Breitbart also noted, “In 2021, a member of the organisation, a man in his fifties, was convicted of raping and sexually abusing asylum seekers who had come to him for help.”

While Russia might be a lone European wolf in its anti-LGBT stance at the government level, the sentiment has backers at the populous level.

In August, officials from the government of Serbia were forced to cancel EuroPride 2022, a multi-week LGBTQ+ parade and festival described as the largest of its kind in Europe, after massive protests from the country’s citizens, specifically among Orthodox Christians.

Strengthening traditional moral values has been a cornerstone of Russia’s internal efforts to shore up its domestic situation during its war in Ukraine.

In early October, LGBTQ publication Washington Blade criticized Putin after he spoke before a massive crowd celebrating the annexation of multiple regions of the Donbass where the Russian leader took aim at gay and trans culture as an extension of western psychological warfare.

Putin told the crowd in regard to the initiative of “western countries,” that, “In fact, they spit on the natural right of billions of people, most of humanity, to freedom and justice, to determine their own future on their own. Now they have completely moved to a radical denial of moral norms, religion, and family.”
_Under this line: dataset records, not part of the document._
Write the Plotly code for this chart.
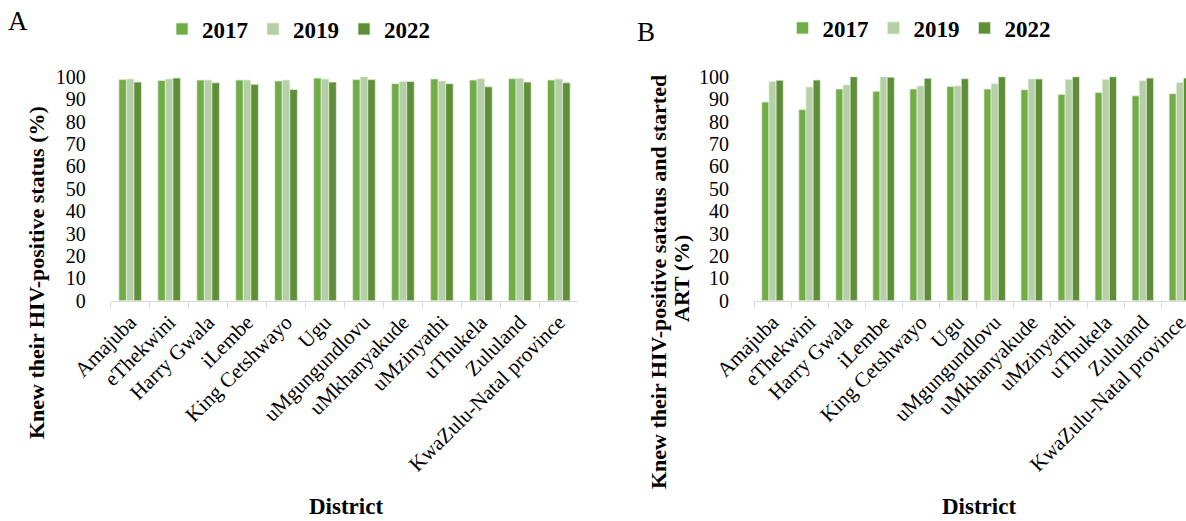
import plotly.graph_objects as go

W, H = 1186, 521

districts = ["Amajuba", "eThekwini", "Harry Gwala", "iLembe", "King Cetshwayo", "Ugu",
             "uMgungundlovu", "uMkhanyakude", "uMzinyathi", "uThukela", "Zululand",
             "KwaZulu-Natal province"]
years = ["2017", "2019", "2022"]

# Panel A: knew their HIV-positive status (%)
a_2017 = [98.7, 98.3, 98.5, 98.5, 98.1, 99.4, 98.7, 96.9, 99.0, 98.5, 99.1, 98.5]
a_2019 = [99.0, 99.0, 98.5, 98.5, 98.5, 99.0, 100.0, 97.9, 98.1, 99.1, 99.3, 99.0]
a_2022 = [97.6, 99.4, 97.3, 96.6, 94.3, 97.6, 98.7, 97.9, 96.9, 95.5, 97.6, 97.3]

# Panel B: knew their HIV-positive status and started ART (%)
b_2017 = [88.7, 85.3, 94.5, 93.5, 94.5, 95.6, 94.5, 94.2, 92.1, 92.9, 91.5, 92.4]
b_2019 = [97.9, 95.4, 96.3, 100.0, 95.9, 95.9, 96.9, 99.0, 98.7, 98.8, 98.2, 97.4]
b_2022 = [98.4, 98.5, 100.0, 99.8, 99.3, 99.1, 100.0, 99.0, 100.0, 100.0, 99.4, 99.4]

colors = ["#70AD47", "#B5CFA6", "#5E8F38"]
SERIF = "Liberation Serif"

fig = go.Figure()
for name, vals, col in zip(years, [a_2017, a_2019, a_2022], colors):
    fig.add_trace(go.Bar(x=districts, y=vals, name=name, marker_color=col,
                         marker_line=dict(color="#E4EEDC", width=0.75),
                         xaxis="x", yaxis="y", legend="legend"))
for name, vals, col in zip(years, [b_2017, b_2019, b_2022], colors):
    fig.add_trace(go.Bar(x=districts, y=vals, name=name, marker_color=col,
                         marker_line=dict(color="#E4EEDC", width=0.75),
                         xaxis="x2", yaxis="y2", legend="legend2"))

ydom = [1 - 300.7 / H, 1 - 76.7 / H]
xax = dict(showline=True, linecolor="#D9D9D9", linewidth=1, ticks="outside",
           tickson="boundaries", ticklen=6, tickcolor="#D9D9D9", tickangle=-45,
           tickfont=dict(family=SERIF, size=21, color="black"), showgrid=False,
           zeroline=False, automargin=False)
yax = dict(range=[0, 100], dtick=10, showgrid=False, zeroline=False, showline=False,
           ticks="outside", ticklen=20, tickcolor="rgba(0,0,0,0)", automargin=False,
           tickfont=dict(family=SERIF, size=20, color="black"))

fig.update_layout(
    width=W, height=H, margin=dict(l=0, r=0, t=0, b=0, autoexpand=False),
    paper_bgcolor="white", plot_bgcolor="white",
    barmode="group", bargap=0.42, bargroupgap=0,
    xaxis=dict(domain=[110.7 / W, 578.3 / W], anchor="y", range=[-0.5, 11.5], **xax),
    yaxis=dict(domain=ydom, anchor="x", **yax),
    xaxis2=dict(domain=[754 / W, 1.0], anchor="y2", range=[-0.5, -0.5 + 432 / 37.03], **xax),
    yaxis2=dict(domain=ydom, anchor="x2", **yax),
    legend=dict(orientation="h", x=(188 - 14 - 12) / W, xanchor="left", y=1 - 29 / H,
                yanchor="middle",
                font=dict(family=SERIF, size=23, color="black", weight="bold")),
    legend2=dict(orientation="h", x=(808.5 - 14 - 12) / W, xanchor="left", y=1 - 28 / H,
                 yanchor="middle",
                 font=dict(family=SERIF, size=23, color="black", weight="bold")),
    font=dict(family=SERIF, color="black"),
)

def ann(text, x, y, size, bold=False, angle=0, yanchor="middle"):
    fig.add_annotation(text=text, x=x / W, y=1 - y / H, xref="paper", yref="paper",
                       showarrow=False, textangle=angle, xanchor="center", yanchor=yanchor,
                       font=dict(family=SERIF, size=size, color="black",
                                 weight="bold" if bold else "normal"))

ann("A", 17.7, 21, 27)
ann("B", 646, 32, 27)
ann("Knew their HIV-positive status (%)", 36, 273, 22, bold=True, angle=-90)
ann("Knew their HIV-positive satatus and started", 658, 282, 22, bold=True, angle=-90)
ann("ART (%)", 681, 279, 22, bold=True, angle=-90)
ann("District", 345.6, H, 23, bold=True, yanchor="bottom")
ann("District", 978.5, H, 23, bold=True, yanchor="bottom")

fig.write_html("out.html", config={"displayModeBar": False},
               post_script="document.body.style.margin='0';document.body.style.padding='0';")
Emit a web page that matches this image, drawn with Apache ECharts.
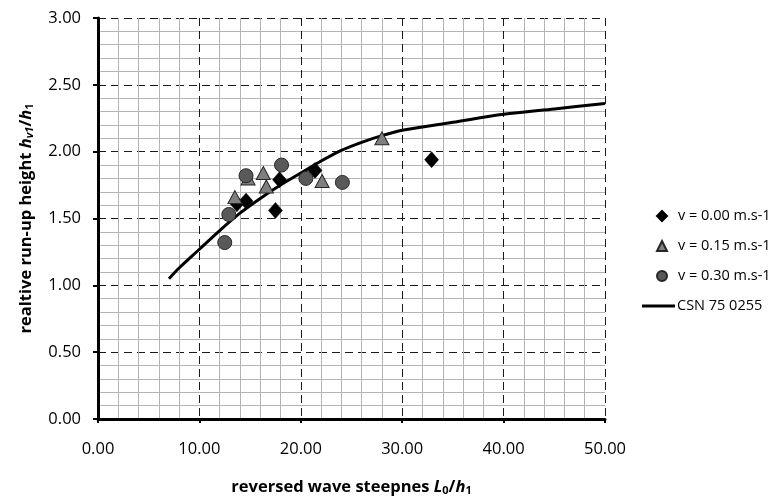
<!DOCTYPE HTML>
<html>
<head>
<meta http-equiv="Content-Type" content="text/html; charset=utf-8" />
<title>run-up height</title>
<style type="text/css">
	html, body { margin: 0; padding: 0; background: #fff; }
	#chart { width: 781px; height: 503px; }
</style>
</head>
<body>
<div id="chart"></div>
<script type="text/javascript" src="https://cdn.jsdelivr.net/npm/echarts@6/dist/echarts.min.js"></script>
<script type="text/javascript">
var v000X = [13.7, 14.6, 17.5, 17.9, 21.4, 32.9];
var v000Y = [1.61, 1.63, 1.56, 1.79, 1.86, 1.94];
var v015X = [13.5, 14.8, 16.3, 16.6, 22.1, 28.0];
var v015Y = [1.66, 1.80, 1.84, 1.74, 1.78, 2.10];
var v030X = [12.5, 12.9, 14.6, 18.1, 20.5, 24.1];
var v030Y = [1.32, 1.53, 1.82, 1.90, 1.80, 1.77];
// CSN 75 0255 curve
var csnX = [7.0, 8, 10, 12, 14, 16, 18, 20, 22, 24, 26, 28, 30, 35, 40, 45, 50];
var csnY = [1.05, 1.13, 1.27, 1.41, 1.54, 1.65, 1.75, 1.84, 1.93, 2.01, 2.07, 2.12, 2.16, 2.22, 2.28, 2.32, 2.36];

function pairs(xs, ys) {
	var out = [];
	for (var i = 0; i < xs.length; i++) out.push([xs[i], ys[i]]);
	return out;
}
function fmt2(v) { return v.toFixed(2); }

var font = 'Open Sans';
var titleRich = {
	b: { fontFamily: font, fontSize: 16.5, fontWeight: 'bold', color: '#000' },
	i: { fontFamily: font, fontSize: 16.5, fontWeight: 'bold', fontStyle: 'italic', color: '#000' },
	s: { fontFamily: font, fontSize: 11, fontWeight: 'bold', color: '#000', verticalAlign: 'bottom', lineHeight: 13, padding: [9, 0, 0, 0] },
	si: { fontFamily: font, fontSize: 11, fontWeight: 'bold', fontStyle: 'italic', color: '#000', verticalAlign: 'bottom', lineHeight: 13, padding: [9, 0, 0, 0] }
};
var majorGrid = { show: true, lineStyle: { color: '#1a1a1a', width: 1, type: [8, 5] } };
var minorGrid = { show: true, lineStyle: { color: '#b4b4b4', width: 1 } };

var chart = echarts.init(document.getElementById('chart'));

var option = {
	animation: false,
	textStyle: { fontFamily: font },
	grid: { left: 98, right: 176, top: 18, bottom: 84 },
	legend: [
		{
			orient: 'vertical',
			left: 651,
			top: 202,
			itemGap: 12,
			itemWidth: 10,
			itemHeight: 10,
			textStyle: { fontFamily: font, fontSize: 14.5, lineHeight: 18, color: '#000', padding: [0, 0, 0, 6] },
			data: ['v = 0.00 m.s-1', 'v = 0.15 m.s-1', 'v = 0.30 m.s-1']
		},
		{
			orient: 'vertical',
			left: 637,
			top: 292,
			itemWidth: 33,
			itemHeight: 3,
			textStyle: { fontFamily: font, fontSize: 14.5, lineHeight: 18, color: '#000', padding: [0, 0, 0, -3] },
			data: [{ name: 'CSN 75 0255', icon: 'rect' }]
		}
	],
	xAxis: {
		type: 'value',
		min: 0, max: 50, interval: 10,
		name: '{b|reversed wave steepnes }{i|L}{s|0}{b|/}{i|h}{s|1}',
		nameLocation: 'middle',
		nameGap: 60,
		nameTextStyle: { rich: titleRich },
		axisLine: { onZero: false, lineStyle: { color: '#000', width: 3 } },
		axisTick: { show: true, length: 4, lineStyle: { color: '#000', width: 2 } },
		axisLabel: { fontFamily: font, fontSize: 16.5, color: '#000', margin: 22, formatter: fmt2 },
		splitLine: majorGrid,
		minorTick: { show: true, splitNumber: 5, length: 0 },
		minorSplitLine: minorGrid
	},
	yAxis: {
		type: 'value',
		min: 0, max: 3, interval: 0.5,
		name: '{b|realtive run-up height }{i|h}{si|v1}{b|/}{i|h}{s|1}',
		nameLocation: 'middle',
		nameRotate: 90,
		nameGap: 63,
		nameTextStyle: { rich: titleRich },
		axisLine: { onZero: false, lineStyle: { color: '#000', width: 3 } },
		axisTick: { show: true, length: 5, lineStyle: { color: '#000', width: 2 } },
		axisLabel: { fontFamily: font, fontSize: 16.5, color: '#000', margin: 17, formatter: fmt2 },
		splitLine: majorGrid,
		minorTick: { show: true, splitNumber: 5, length: 0 },
		minorSplitLine: minorGrid
	},
	series: [
		{
			name: 'CSN 75 0255',
			type: 'line',
			smooth: 0.3,
			symbol: 'none',
			z: 5,
			lineStyle: { color: '#000', width: 3 },
			itemStyle: { color: '#000' },
			data: pairs(csnX, csnY)
		},
		{
			name: 'v = 0.00 m.s-1',
			type: 'scatter',
			symbol: 'diamond',
			symbolSize: [14, 16],
			z: 6,
			itemStyle: { color: '#000', borderColor: '#000', borderWidth: 0.5, opacity: 1 },
			data: pairs(v000X, v000Y)
		},
		{
			name: 'v = 0.15 m.s-1',
			type: 'scatter',
			symbol: 'triangle',
			symbolSize: [14, 13],
			z: 7,
			itemStyle: { color: '#7f7f7f', borderColor: '#262626', borderWidth: 1, opacity: 1 },
			data: pairs(v015X, v015Y)
		},
		{
			name: 'v = 0.30 m.s-1',
			type: 'scatter',
			symbol: 'circle',
			symbolSize: 14,
			z: 8,
			itemStyle: { color: '#595959', borderColor: '#262626', borderWidth: 1, opacity: 1 },
			data: pairs(v030X, v030Y)
		}
	]
};

chart.setOption(option);
</script>
</body>
</html>
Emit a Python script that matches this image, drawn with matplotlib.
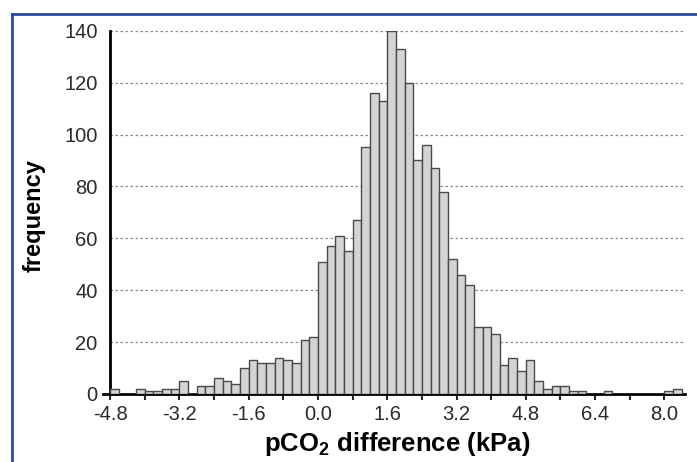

The Russian President asked his citizens, “Let’s answer some very simple questions for ourselves. I now want to return to what I said, I want to address all the citizens of the country — not only to those colleagues who are in the hall — to all the citizens of Russia: do we want to have, here, in our country, in Russia, parent number one, number two, number three instead of mom and dad — have they gone mad out there?” 

And continued, “Do we really want perversions that lead to degradation and extinction to be imposed on children in our schools from the primary grades? To be drummed into them that there are various supposed genders besides women and men, and to be offered a sex change operation? Do we want all this for our country and our children?” 

“For us, all this is unacceptable, we have a different future, our own future,” Putin said.